Rain, rain

A miserable, unpleasant week of it, bouncing between humid and overcast to torrential downpours. We’ve avoided any floods in this part of the city (so far… so far), but it’s already the wettest August in sixty years, and there’s only so much water that a river in a built-up area can hold.

This also makes the weather fairly unpleasant for running. I started Hal Higdon’s 12-week Spring Training Plan last week, and while the distances are going fine so far (well… to be honest, the longest run in the first three weeks is 3.5 miles, but it builds! it builds!), the rain’s caused some difficulties even though I usually find it fine to run in. Most annoyingly my iPhone is probably dead after Wednesday’s run, when drizzle turned into heavy and consistent downpour that just didn’t stop. Okay, it was very old and somewhat sluggish and I was planning to get a new(ish) one when the iPhone 5 came out anyway, but still, dammit. Annoyed.

Also annoyed with my right knee, which has been bothering me since the last couple of runs and is the reason I’ve taken a few days off. It’s not horrendously painful, but it’s got that sharp, niggly pain and stiffness that feels like something’s on the verge of going a lot more wrong. It’s also got very clicky all of a sudden (which given that the rest of my joints click like maracas maybe isn’t so surprising, but it’s new in this knee, at least), and that combined with the pain combined with the surface tenderness that’s still there from when I fell on it a few weeks ago makes me think it’s better to go easy for a while.

So that’s me, watching the rainclouds from the shelter of indoors:

Sun behind the clouds(Clouds over Cooper’s tower, just before sunset)

Hills, blech

Runkeeper’s elevation graph of my usual route:

Also, there’s a small but evilly steep hill at about 3.2 miles that the GPS never picks up on, which is easily the toughest even though it’s not a patch on the height of the others.

Hills are awful. They’re a kind of awful I’m getting used to, sometimes in a weird Stockholm-sydrome way where running on the flat worries me because there’s no uphills to beat and no downhills to look forward to, and to be fair to them they’re a kind of awful that’s making my leg muscles look like they were sculpted by Michaelangelo, but they’re awful all the same. Especially in the first two miles. Especially especially when a large chunk of that two miles is along a very long, straight road where there is no avoiding the hill ahead of you.

I got around this for a while by taking one of the little side-pavements that’s tree-lined and windy, but it was tree-lined and windy with paving slabs, and paving slabs are clearly the bane of my existence because, trip, bang. Again. And this time it truly was a bang – huge bruises on both knees, right one still sore three weeks later. Nobody saw (because you have to check), but still. Ouch.

So there is no escaping the sight of the hills looming ahead of me. And yet, I am determined to add more of them.
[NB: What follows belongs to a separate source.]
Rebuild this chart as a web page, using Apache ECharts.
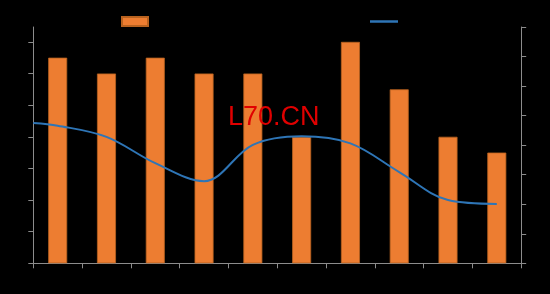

Meanwhile I’ve started Hal Higdon’s Novice Spring Training Program, with the aim of getting a bit more structured about building up my weekly mileage. That means getting used to four runs a week rather than three (or, if I’m being totally honest, two-and-a-half) with three back-to-back runs midweek. Good news! In the first week, two of them are 1.5-milers, and the one in the middle only 3 miles. Bad news! Either running two days in a row was a lot harder than planned for or running later in the evening after two gin and tonics was a lot harder than planned for, because dear God that was tough going. My legs are not my friends this evening.